Officials in Lexington, Virginia have announced that they can find no evidence that graffiti spray-painted on a building at Washington and Lee University targeting a gay student “was intended to convey anti-gay sentiments.”
“We could not conclusively determine that the graffiti was directly anti-gay,” Commonwealth’s Attorney Christopher Billias wrote in an email, “as it appeared to be just odd and unconnected rambling.”
University officials, however, are standing by an earlier statement by the dean of students, who wrote in a message to the campus community that the vandalism “included anti-gay sentiments directed at an individual student” who lived in W&L’s Sustainability House on East Nelson Street.
Billias said that while he understands the university’s position, his review focused on the kind of charge he had the ability to bring. “As a criminal matter, all we have is the vandalism,” he wrote.
Sheamus Craugh, a W&L student at the time of the incident, has been charged with felony vandalism.
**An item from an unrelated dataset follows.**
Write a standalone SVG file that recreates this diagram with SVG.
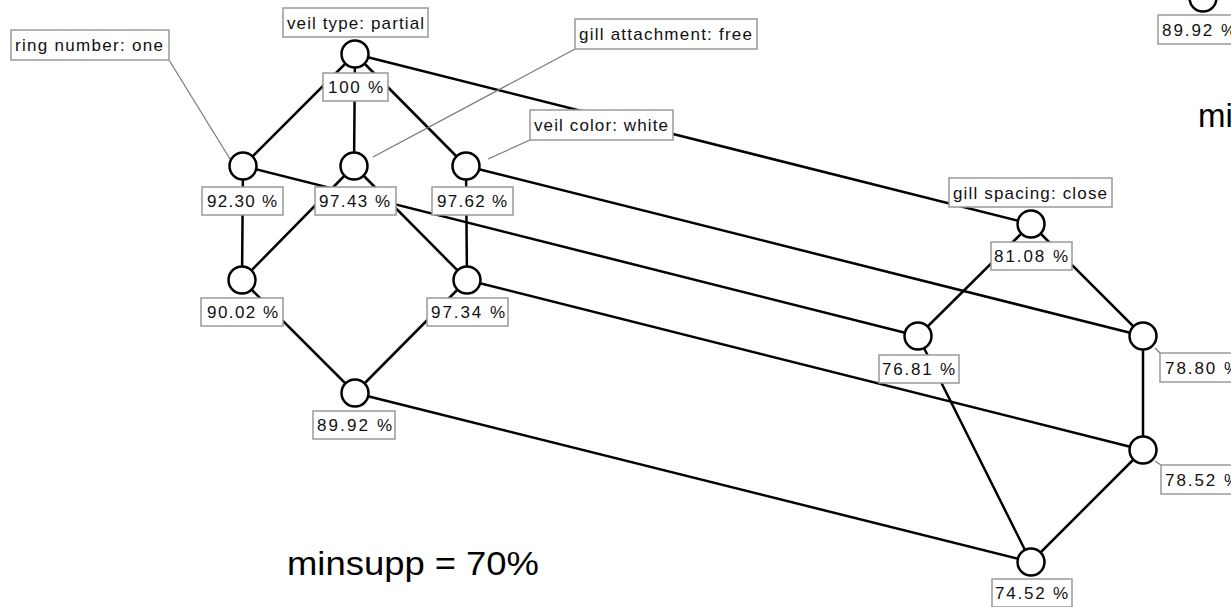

Craugh no longer is enrolled at the university.
Police have said spray-painted messages discovered March 3 on the Sustainability House and several nearby parked cars included the words “flame boy” followed by the name of a student living in the school’s theme-based housing.
Craig was reportedly a member of the university’s Beta Theta Pi Fraternity. The fraternity condemned the vandalism in an email sent to students by the university. Via student news site Ring-tum Phi:
“The men of Beta Theta Pi stand with the EC in their condemnation of this virulent action,” the email said. “No member of Beta shares the beliefs portrayed in Davidson Park.”
President of Beta Theta Pi Fraternity Patrick Quinlan ‘17 said the fraternity promptly dealt with the issue.
“Upon learning the details of the incident, the leadership of the fraternity took immediate action to inform the proper members of the administration of the actions of our former member and promptly terminated his membership in our organization,” Quinlan said in an email.
The target of the graffiti, Elliot Emadian, said in an email, “There were several things written on [Sustainability House], one of which happened to be a gay slur followed by my name. So yes, I believe I was the intended target of that particular remark.”
He later told The Roanoke Times, “It is clear, to me at least, that there is no context or situation in which this term could be used that would not suggest anti-gay sentiments.
He added, “I don’t think it’s my prerogative to say whether or not I was being targeted. Only Sheamus will really know what his intention was that night.”